Momenteel loopt er een onderzoek naar mogelijk onderscheidende kenmerken voor mensen met een VG7 indicatie. Eind april wordt het eindrapport verwacht, waarmee duidelijk moet worden of er binnen het zorgprofiel een splitsing gemaakt kan worden op basis van cliëntkenmerken voor deze doelgroep.

Zoals ik in de programmatische uitwerking van de «Toekomstagenda: zorg en ondersteuning voor mensen met een beperking» (Kamerstuk 24 1710, nr. 245) heb opgenomen, is één van de vervolgstappen voor de complexe zorg het laten uitvoeren van een kostenonderzoek door de NZa. Dat zal duidelijkheid moeten geven over de passendheid van het tarief voor VG7 en vervolgens voor 2025 e.v. tot aangepaste tarieven leiden. Gezien de urgentie, ben ik ondertussen met het veld in gesprek over tijdelijke mogelijkheden tot 2025. Om dit al langer bestaande probleem op te lossen moeten zorgaanbieders, zorgkantoren en de overheid elkaar vinden in oplossingen op korte en middellange termijn. Goed werkgeverschap, gebruik maken van practice en/of evidence based methoden, goede voorbeelden en deze uitwisselen zijn daarbij onverminderd belangrijk. Daarom start ik, samen met de partijen met wie ik aan de toekomstagenda werk, een ontwikkelprogramma complexe zorg, waarin zorgorganisaties verder ondersteund worden om aan de slag te gaan met deze thema’s.

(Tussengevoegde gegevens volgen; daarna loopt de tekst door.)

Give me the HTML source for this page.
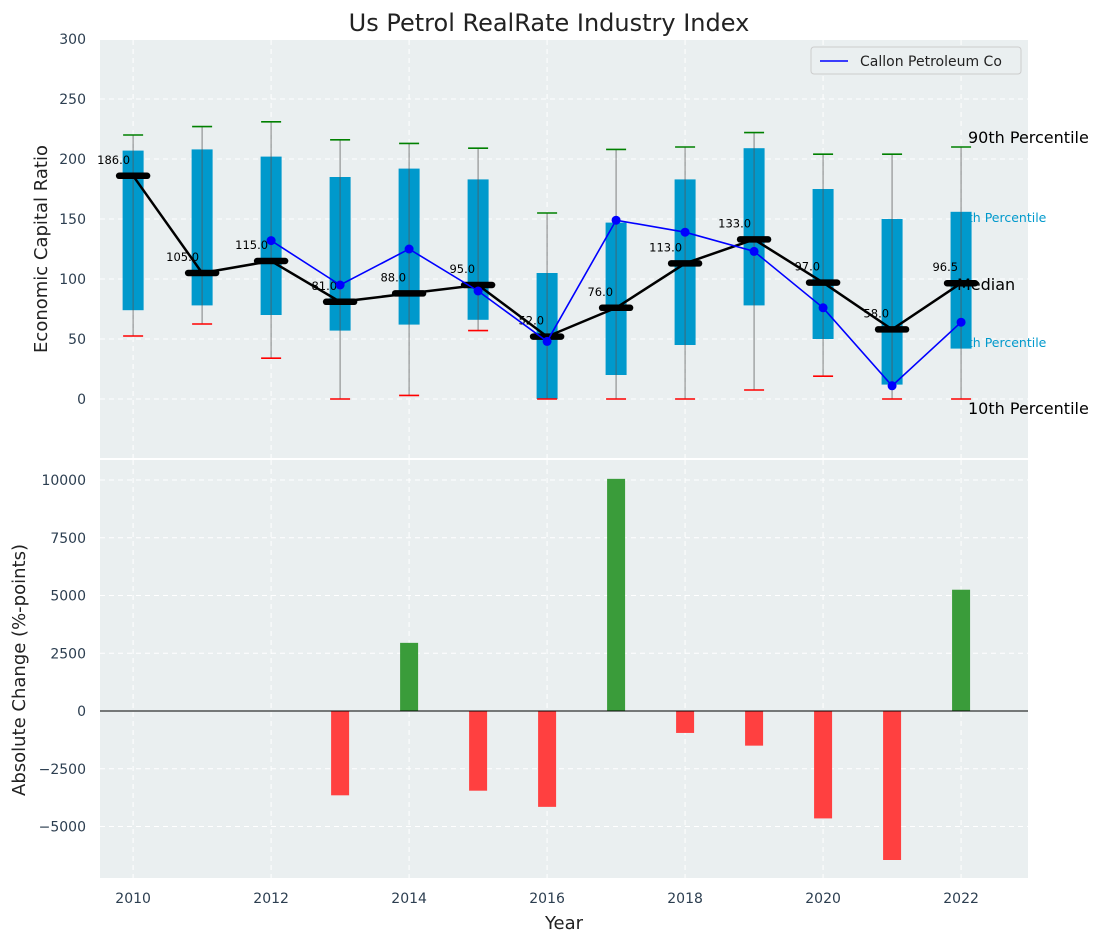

Naar verwachting kan ik u in mei verder informeren over de resultaten van het onderzoek naar de onderscheidende kenmerken. Ik zal dan een reactie geven op de inhoud van het rapport en ook aangeven hoe ik verder ga met dit dossier.

Daarbij staat bij mij voorop dat de zorg voor deze groep zeer kwetsbare cliënten op een kwalitatief goed niveau in voldoende mate beschikbaar moet blijven.